**THE EXERCISE**. Transcribe the whole listing below without changing a word, but leave out every image.

━━━━━━━━━━━━━━━━━━━━━━━━━━━━━━

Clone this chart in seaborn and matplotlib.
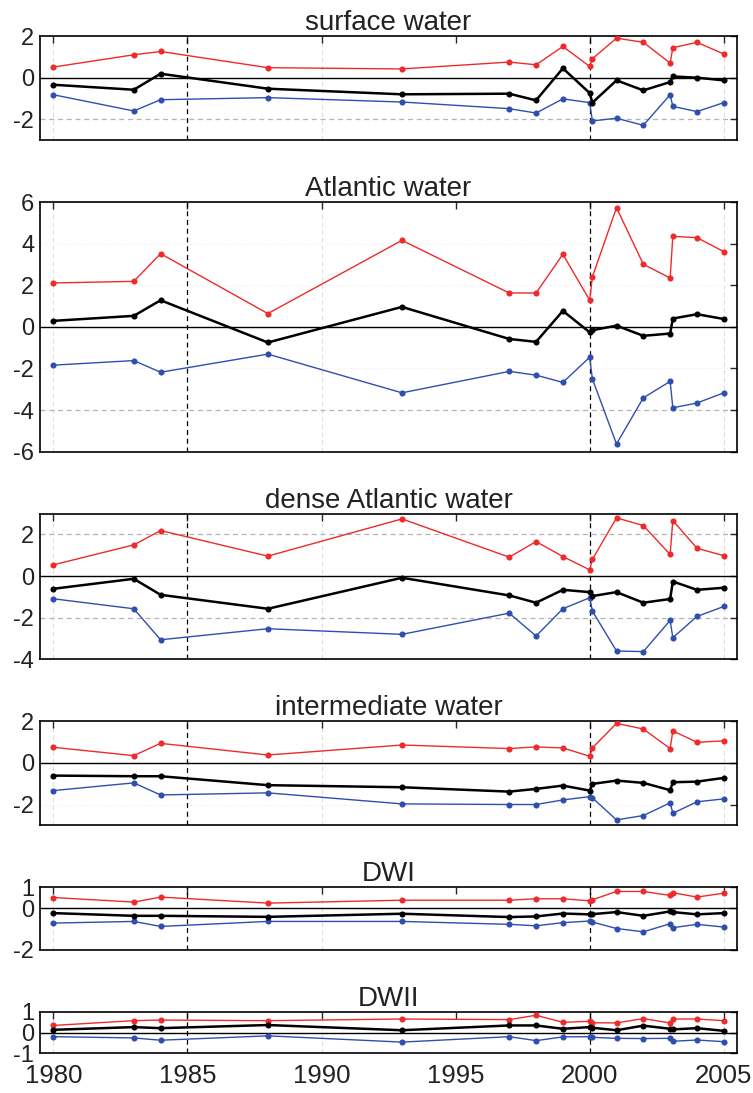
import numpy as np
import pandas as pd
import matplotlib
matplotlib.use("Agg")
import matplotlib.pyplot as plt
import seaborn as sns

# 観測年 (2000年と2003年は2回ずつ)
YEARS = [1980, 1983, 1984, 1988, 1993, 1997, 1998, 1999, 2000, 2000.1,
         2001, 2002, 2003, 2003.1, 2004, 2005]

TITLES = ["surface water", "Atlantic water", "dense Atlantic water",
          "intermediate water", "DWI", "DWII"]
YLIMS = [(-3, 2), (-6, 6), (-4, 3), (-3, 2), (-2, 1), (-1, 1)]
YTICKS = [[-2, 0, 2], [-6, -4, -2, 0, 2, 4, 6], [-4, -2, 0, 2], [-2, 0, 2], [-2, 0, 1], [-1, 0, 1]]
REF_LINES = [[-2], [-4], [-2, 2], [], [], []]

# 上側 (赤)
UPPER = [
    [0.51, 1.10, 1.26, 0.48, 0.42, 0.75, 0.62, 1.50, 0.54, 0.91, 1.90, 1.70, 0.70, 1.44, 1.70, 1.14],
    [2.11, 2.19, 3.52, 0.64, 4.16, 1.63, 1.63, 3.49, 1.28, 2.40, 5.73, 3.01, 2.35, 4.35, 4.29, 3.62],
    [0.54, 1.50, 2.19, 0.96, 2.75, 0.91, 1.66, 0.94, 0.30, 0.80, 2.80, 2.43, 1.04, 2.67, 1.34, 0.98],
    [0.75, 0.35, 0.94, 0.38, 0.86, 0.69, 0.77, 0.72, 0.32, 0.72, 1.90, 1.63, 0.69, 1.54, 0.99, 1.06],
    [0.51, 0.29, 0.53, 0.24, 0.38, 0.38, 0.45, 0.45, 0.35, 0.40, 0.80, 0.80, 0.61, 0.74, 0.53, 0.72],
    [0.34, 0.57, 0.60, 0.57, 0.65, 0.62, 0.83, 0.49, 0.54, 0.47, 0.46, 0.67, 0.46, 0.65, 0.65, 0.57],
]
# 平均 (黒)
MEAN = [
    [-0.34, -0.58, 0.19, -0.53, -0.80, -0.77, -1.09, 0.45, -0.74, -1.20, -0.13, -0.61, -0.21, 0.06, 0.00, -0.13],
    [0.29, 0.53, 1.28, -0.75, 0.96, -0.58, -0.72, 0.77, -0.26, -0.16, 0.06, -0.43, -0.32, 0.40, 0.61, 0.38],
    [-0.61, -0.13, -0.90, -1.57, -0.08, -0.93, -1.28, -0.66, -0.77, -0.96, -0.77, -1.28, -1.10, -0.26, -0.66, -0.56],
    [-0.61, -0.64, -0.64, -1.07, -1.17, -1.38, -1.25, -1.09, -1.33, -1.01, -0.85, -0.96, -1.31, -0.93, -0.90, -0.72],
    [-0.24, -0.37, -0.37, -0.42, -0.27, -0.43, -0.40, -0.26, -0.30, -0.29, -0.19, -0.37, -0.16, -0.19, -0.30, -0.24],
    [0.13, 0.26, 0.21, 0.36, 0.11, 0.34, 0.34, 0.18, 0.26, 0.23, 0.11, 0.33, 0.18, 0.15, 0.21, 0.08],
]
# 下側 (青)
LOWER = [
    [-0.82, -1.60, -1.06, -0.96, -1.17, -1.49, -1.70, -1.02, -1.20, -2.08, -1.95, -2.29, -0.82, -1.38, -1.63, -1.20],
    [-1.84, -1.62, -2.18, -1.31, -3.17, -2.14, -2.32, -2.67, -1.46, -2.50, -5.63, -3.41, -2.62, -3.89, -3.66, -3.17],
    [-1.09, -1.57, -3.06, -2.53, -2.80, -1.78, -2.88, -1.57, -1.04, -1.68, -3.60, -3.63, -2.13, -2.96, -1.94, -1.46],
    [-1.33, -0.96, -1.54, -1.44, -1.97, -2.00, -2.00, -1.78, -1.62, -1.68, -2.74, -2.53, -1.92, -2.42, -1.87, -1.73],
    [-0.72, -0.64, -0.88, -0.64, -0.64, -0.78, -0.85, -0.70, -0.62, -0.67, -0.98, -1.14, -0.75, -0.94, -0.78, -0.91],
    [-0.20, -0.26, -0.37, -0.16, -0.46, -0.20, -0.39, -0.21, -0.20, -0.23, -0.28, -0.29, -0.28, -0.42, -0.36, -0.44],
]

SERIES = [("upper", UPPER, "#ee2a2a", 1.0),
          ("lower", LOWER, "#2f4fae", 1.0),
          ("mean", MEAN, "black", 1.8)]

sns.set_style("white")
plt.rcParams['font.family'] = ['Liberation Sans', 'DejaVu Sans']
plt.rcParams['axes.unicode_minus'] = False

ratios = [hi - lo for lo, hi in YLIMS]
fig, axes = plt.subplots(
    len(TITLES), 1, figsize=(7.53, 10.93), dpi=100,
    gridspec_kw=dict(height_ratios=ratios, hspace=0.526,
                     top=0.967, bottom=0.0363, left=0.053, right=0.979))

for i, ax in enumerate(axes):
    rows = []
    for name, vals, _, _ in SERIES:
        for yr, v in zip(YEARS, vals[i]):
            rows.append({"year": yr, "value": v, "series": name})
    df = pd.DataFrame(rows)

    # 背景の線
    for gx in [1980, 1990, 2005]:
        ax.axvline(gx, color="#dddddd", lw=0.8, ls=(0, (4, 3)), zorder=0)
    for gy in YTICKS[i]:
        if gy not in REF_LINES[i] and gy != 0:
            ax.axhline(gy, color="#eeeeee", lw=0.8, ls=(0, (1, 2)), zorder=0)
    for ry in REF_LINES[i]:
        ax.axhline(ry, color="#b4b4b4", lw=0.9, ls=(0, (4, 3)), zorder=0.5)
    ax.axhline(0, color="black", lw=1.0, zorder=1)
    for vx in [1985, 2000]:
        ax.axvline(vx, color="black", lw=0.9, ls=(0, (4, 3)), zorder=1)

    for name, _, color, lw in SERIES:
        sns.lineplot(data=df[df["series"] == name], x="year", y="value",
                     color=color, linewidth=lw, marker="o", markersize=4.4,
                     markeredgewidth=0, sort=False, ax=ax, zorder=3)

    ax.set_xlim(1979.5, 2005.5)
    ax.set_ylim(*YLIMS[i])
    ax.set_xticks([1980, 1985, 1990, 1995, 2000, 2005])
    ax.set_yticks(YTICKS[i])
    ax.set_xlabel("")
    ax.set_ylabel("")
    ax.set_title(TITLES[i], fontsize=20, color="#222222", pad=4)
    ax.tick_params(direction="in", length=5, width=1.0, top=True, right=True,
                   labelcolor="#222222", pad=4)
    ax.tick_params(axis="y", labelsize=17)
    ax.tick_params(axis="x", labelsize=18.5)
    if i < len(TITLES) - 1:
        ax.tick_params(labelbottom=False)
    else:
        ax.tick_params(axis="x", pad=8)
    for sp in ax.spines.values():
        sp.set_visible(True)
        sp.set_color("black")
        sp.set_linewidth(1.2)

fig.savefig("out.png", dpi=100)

━━━━━━━━━━━━━━━━━━━━━━━━━━━━━━

**RESULT**.
Clone this chart in seaborn and matplotlib.
import numpy as np
import pandas as pd
import matplotlib
matplotlib.use("Agg")
import matplotlib.pyplot as plt
import seaborn as sns

# 観測年 (2000年と2003年は2回ずつ)
YEARS = [1980, 1983, 1984, 1988, 1993, 1997, 1998, 1999, 2000, 2000.1,
         2001, 2002, 2003, 2003.1, 2004, 2005]

TITLES = ["surface water", "Atlantic water", "dense Atlantic water",
          "intermediate water", "DWI", "DWII"]
YLIMS = [(-3, 2), (-6, 6), (-4, 3), (-3, 2), (-2, 1), (-1, 1)]
YTICKS = [[-2, 0, 2], [-6, -4, -2, 0, 2, 4, 6], [-4, -2, 0, 2], [-2, 0, 2], [-2, 0, 1], [-1, 0, 1]]
REF_LINES = [[-2], [-4], [-2, 2], [], [], []]

# 上側 (赤)
UPPER = [
    [0.51, 1.10, 1.26, 0.48, 0.42, 0.75, 0.62, 1.50, 0.54, 0.91, 1.90, 1.70, 0.70, 1.44, 1.70, 1.14],
    [2.11, 2.19, 3.52, 0.64, 4.16, 1.63, 1.63, 3.49, 1.28, 2.40, 5.73, 3.01, 2.35, 4.35, 4.29, 3.62],
    [0.54, 1.50, 2.19, 0.96, 2.75, 0.91, 1.66, 0.94, 0.30, 0.80, 2.80, 2.43, 1.04, 2.67, 1.34, 0.98],
    [0.75, 0.35, 0.94, 0.38, 0.86, 0.69, 0.77, 0.72, 0.32, 0.72, 1.90, 1.63, 0.69, 1.54, 0.99, 1.06],
    [0.51, 0.29, 0.53, 0.24, 0.38, 0.38, 0.45, 0.45, 0.35, 0.40, 0.80, 0.80, 0.61, 0.74, 0.53, 0.72],
    [0.34, 0.57, 0.60, 0.57, 0.65, 0.62, 0.83, 0.49, 0.54, 0.47, 0.46, 0.67, 0.46, 0.65, 0.65, 0.57],
]
# 平均 (黒)
MEAN = [
    [-0.34, -0.58, 0.19, -0.53, -0.80, -0.77, -1.09, 0.45, -0.74, -1.20, -0.13, -0.61, -0.21, 0.06, 0.00, -0.13],
    [0.29, 0.53, 1.28, -0.75, 0.96, -0.58, -0.72, 0.77, -0.26, -0.16, 0.06, -0.43, -0.32, 0.40, 0.61, 0.38],
    [-0.61, -0.13, -0.90, -1.57, -0.08, -0.93, -1.28, -0.66, -0.77, -0.96, -0.77, -1.28, -1.10, -0.26, -0.66, -0.56],
    [-0.61, -0.64, -0.64, -1.07, -1.17, -1.38, -1.25, -1.09, -1.33, -1.01, -0.85, -0.96, -1.31, -0.93, -0.90, -0.72],
    [-0.24, -0.37, -0.37, -0.42, -0.27, -0.43, -0.40, -0.26, -0.30, -0.29, -0.19, -0.37, -0.16, -0.19, -0.30, -0.24],
    [0.13, 0.26, 0.21, 0.36, 0.11, 0.34, 0.34, 0.18, 0.26, 0.23, 0.11, 0.33, 0.18, 0.15, 0.21, 0.08],
]
# 下側 (青)
LOWER = [
    [-0.82, -1.60, -1.06, -0.96, -1.17, -1.49, -1.70, -1.02, -1.20, -2.08, -1.95, -2.29, -0.82, -1.38, -1.63, -1.20],
    [-1.84, -1.62, -2.18, -1.31, -3.17, -2.14, -2.32, -2.67, -1.46, -2.50, -5.63, -3.41, -2.62, -3.89, -3.66, -3.17],
    [-1.09, -1.57, -3.06, -2.53, -2.80, -1.78, -2.88, -1.57, -1.04, -1.68, -3.60, -3.63, -2.13, -2.96, -1.94, -1.46],
    [-1.33, -0.96, -1.54, -1.44, -1.97, -2.00, -2.00, -1.78, -1.62, -1.68, -2.74, -2.53, -1.92, -2.42, -1.87, -1.73],
    [-0.72, -0.64, -0.88, -0.64, -0.64, -0.78, -0.85, -0.70, -0.62, -0.67, -0.98, -1.14, -0.75, -0.94, -0.78, -0.91],
    [-0.20, -0.26, -0.37, -0.16, -0.46, -0.20, -0.39, -0.21, -0.20, -0.23, -0.28, -0.29, -0.28, -0.42, -0.36, -0.44],
]

SERIES = [("upper", UPPER, "#ee2a2a", 1.0),
          ("lower", LOWER, "#2f4fae", 1.0),
          ("mean", MEAN, "black", 1.8)]

sns.set_style("white")
plt.rcParams['font.family'] = ['Liberation Sans', 'DejaVu Sans']
plt.rcParams['axes.unicode_minus'] = False

ratios = [hi - lo for lo, hi in YLIMS]
fig, axes = plt.subplots(
    len(TITLES), 1, figsize=(7.53, 10.93), dpi=100,
    gridspec_kw=dict(height_ratios=ratios, hspace=0.526,
                     top=0.967, bottom=0.0363, left=0.053, right=0.979))

for i, ax in enumerate(axes):
    rows = []
    for name, vals, _, _ in SERIES:
        for yr, v in zip(YEARS, vals[i]):
            rows.append({"year": yr, "value": v, "series": name})
    df = pd.DataFrame(rows)

    # 背景の線
    for gx in [1980, 1990, 2005]:
        ax.axvline(gx, color="#dddddd", lw=0.8, ls=(0, (4, 3)), zorder=0)
    for gy in YTICKS[i]:
        if gy not in REF_LINES[i] and gy != 0:
            ax.axhline(gy, color="#eeeeee", lw=0.8, ls=(0, (1, 2)), zorder=0)
    for ry in REF_LINES[i]:
        ax.axhline(ry, color="#b4b4b4", lw=0.9, ls=(0, (4, 3)), zorder=0.5)
    ax.axhline(0, color="black", lw=1.0, zorder=1)
    for vx in [1985, 2000]:
        ax.axvline(vx, color="black", lw=0.9, ls=(0, (4, 3)), zorder=1)

    for name, _, color, lw in SERIES:
        sns.lineplot(data=df[df["series"] == name], x="year", y="value",
                     color=color, linewidth=lw, marker="o", markersize=4.4,
                     markeredgewidth=0, sort=False, ax=ax, zorder=3)

    ax.set_xlim(1979.5, 2005.5)
    ax.set_ylim(*YLIMS[i])
    ax.set_xticks([1980, 1985, 1990, 1995, 2000, 2005])
    ax.set_yticks(YTICKS[i])
    ax.set_xlabel("")
    ax.set_ylabel("")
    ax.set_title(TITLES[i], fontsize=20, color="#222222", pad=4)
    ax.tick_params(direction="in", length=5, width=1.0, top=True, right=True,
                   labelcolor="#222222", pad=4)
    ax.tick_params(axis="y", labelsize=17)
    ax.tick_params(axis="x", labelsize=18.5)
    if i < len(TITLES) - 1:
        ax.tick_params(labelbottom=False)
    else:
        ax.tick_params(axis="x", pad=8)
    for sp in ax.spines.values():
        sp.set_visible(True)
        sp.set_color("black")
        sp.set_linewidth(1.2)

fig.savefig("out.png", dpi=100)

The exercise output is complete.